On numerous occasions over the past decade, dirty money from Russia – and elsewhere in CIS – has been funnelled through the two former Soviet states, much of it under a cloak of anonymity provided by UK-registered shell companies. 

Some of the cases have made global headlines: the tax fraud exposed by Russian lawyer Sergei Magnitsky, the Russian Laundromat scheme that washed $21 billion of stolen cash, the theft of $1 billion from three Moldovan banks. Many more have attracted attention only from a dedicated cohort of anti-corruption reporters. 

Clearly, the scale of wrongdoing points to shocking failures of regulation and enforcement in Moldova and Latvia, and both countries have been duly condemned by the international community for their short-comings. 

While criminality can obviously not be condoned, however, in the context of eastern Europe it can at least be understood.
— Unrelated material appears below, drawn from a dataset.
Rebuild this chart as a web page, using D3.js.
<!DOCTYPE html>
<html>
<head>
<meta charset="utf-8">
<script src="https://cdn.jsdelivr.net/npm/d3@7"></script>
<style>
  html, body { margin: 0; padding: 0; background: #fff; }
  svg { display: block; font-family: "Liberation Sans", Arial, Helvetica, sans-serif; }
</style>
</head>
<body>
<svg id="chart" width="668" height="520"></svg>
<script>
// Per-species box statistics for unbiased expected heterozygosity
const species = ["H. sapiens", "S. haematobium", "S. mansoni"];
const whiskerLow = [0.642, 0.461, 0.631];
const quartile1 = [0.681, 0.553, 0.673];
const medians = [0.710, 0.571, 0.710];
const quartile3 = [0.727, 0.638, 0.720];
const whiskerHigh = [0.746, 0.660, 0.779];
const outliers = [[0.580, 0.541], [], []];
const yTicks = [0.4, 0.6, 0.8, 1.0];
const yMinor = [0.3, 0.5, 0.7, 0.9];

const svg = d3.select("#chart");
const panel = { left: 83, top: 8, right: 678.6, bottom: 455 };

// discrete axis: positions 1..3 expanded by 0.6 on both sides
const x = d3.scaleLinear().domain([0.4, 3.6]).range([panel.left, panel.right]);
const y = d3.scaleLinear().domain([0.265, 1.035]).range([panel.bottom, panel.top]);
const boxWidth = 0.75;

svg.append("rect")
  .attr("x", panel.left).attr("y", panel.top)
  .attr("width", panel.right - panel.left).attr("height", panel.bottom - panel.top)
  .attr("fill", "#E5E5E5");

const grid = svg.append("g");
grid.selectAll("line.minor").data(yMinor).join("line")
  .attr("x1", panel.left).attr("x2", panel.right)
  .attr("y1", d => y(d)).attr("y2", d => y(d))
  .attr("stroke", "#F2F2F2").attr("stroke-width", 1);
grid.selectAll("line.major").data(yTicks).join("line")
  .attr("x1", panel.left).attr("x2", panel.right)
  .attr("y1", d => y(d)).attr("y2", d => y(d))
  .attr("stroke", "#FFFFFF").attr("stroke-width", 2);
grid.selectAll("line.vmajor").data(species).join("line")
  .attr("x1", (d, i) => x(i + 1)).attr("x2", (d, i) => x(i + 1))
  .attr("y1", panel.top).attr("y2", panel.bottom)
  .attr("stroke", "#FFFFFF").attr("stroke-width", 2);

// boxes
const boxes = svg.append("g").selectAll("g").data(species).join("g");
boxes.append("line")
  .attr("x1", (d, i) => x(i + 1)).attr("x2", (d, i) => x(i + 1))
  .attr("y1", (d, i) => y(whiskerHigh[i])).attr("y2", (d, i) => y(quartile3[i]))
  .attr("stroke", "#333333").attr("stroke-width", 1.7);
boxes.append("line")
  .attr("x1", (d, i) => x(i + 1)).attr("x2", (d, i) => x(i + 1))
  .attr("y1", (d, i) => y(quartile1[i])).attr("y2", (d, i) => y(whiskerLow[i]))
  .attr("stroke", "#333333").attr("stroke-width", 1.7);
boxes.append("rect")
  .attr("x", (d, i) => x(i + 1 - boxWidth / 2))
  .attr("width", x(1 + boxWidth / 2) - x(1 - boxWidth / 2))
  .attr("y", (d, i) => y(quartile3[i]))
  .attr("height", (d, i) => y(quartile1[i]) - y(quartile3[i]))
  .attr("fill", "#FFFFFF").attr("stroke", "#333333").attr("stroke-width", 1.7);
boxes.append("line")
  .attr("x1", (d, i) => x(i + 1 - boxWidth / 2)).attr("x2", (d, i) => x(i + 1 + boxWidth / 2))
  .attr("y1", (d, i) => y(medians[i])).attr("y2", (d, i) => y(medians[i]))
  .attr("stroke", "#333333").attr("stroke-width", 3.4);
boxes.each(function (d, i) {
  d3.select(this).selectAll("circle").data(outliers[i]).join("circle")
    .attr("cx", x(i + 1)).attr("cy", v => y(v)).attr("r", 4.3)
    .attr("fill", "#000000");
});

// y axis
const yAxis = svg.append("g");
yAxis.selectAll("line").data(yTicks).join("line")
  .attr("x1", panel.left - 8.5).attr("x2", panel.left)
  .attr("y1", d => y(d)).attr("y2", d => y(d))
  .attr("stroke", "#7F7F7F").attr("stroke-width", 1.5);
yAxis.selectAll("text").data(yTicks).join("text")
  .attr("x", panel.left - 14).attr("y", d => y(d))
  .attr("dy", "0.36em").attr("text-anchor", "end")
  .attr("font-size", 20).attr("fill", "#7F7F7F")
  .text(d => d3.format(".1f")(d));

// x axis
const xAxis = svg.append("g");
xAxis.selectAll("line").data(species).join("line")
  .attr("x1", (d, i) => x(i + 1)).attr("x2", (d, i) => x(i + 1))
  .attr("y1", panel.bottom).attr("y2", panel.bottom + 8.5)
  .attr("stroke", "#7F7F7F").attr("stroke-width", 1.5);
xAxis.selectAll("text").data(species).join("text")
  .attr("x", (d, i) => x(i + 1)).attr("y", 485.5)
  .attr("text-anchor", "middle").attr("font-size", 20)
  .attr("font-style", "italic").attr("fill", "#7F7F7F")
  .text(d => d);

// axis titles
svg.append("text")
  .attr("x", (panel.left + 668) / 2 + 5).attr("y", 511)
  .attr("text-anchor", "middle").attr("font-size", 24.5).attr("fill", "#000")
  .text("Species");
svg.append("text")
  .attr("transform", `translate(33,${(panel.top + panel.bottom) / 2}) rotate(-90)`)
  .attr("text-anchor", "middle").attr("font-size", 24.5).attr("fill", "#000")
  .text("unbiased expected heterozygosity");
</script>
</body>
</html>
Moldova is a country in chaos – a tiny, poverty-stricken nation on the fringes of Europe that has been used as a playground by crooks of all descriptions from Russia and neighbouring Ukraine since gaining independence in 1992. 

Even if policymakers wished to stamp out criminality, they would stand little chance against the deep pockets and technological sophistication of the money-launderers. 

Disgrace

It is harder to make excuses for Latvia, a European Union member with a GDP per capita seven times that of Moldova. The fact that no real effort was made to clean up the country’s banks until very recently is a disgrace – yet Latvia has at least paid a price for its laxity in the form of a lurid international reputation and the loss of most of its direct dollar clearing options. 

Critics of Riga’s regulatory shortcomings might also consider that, when the Latvian economy shrank by close to 20% after the global financial crisis, non-resident banking was for three years almost the only reliable source of earnings and hard currency.

For the UK, on the other hand, there is simply no excuse. The world’s fifth-largest economy has never recently been so short of cash that it has had urgent need of the revenues from the manufacture of anonymous shell companies. 

It has the means to legislate for transparency and ample resources to enforce such legislation. Its failure to do so should be a national embarrassment – yet the UK has almost entirely escaped the opprobrium that has been so liberally bestowed on Latvia and Moldova. 

It is true that steps have recently been taken to address the issue. Since August, shell companies registered in the UK are required to disclose their beneficial owners. 

This has been presented as a big advance in the fight against corruption – yet campaigners have already identified a number of loopholes in the legislation, not least the fact that it is based on self-reporting. 

More must be done, and quickly. If the world’s richest and most developed nations cannot be bothered to insist on transparency, it is hard to see how they can expect their poorer peers to do the same.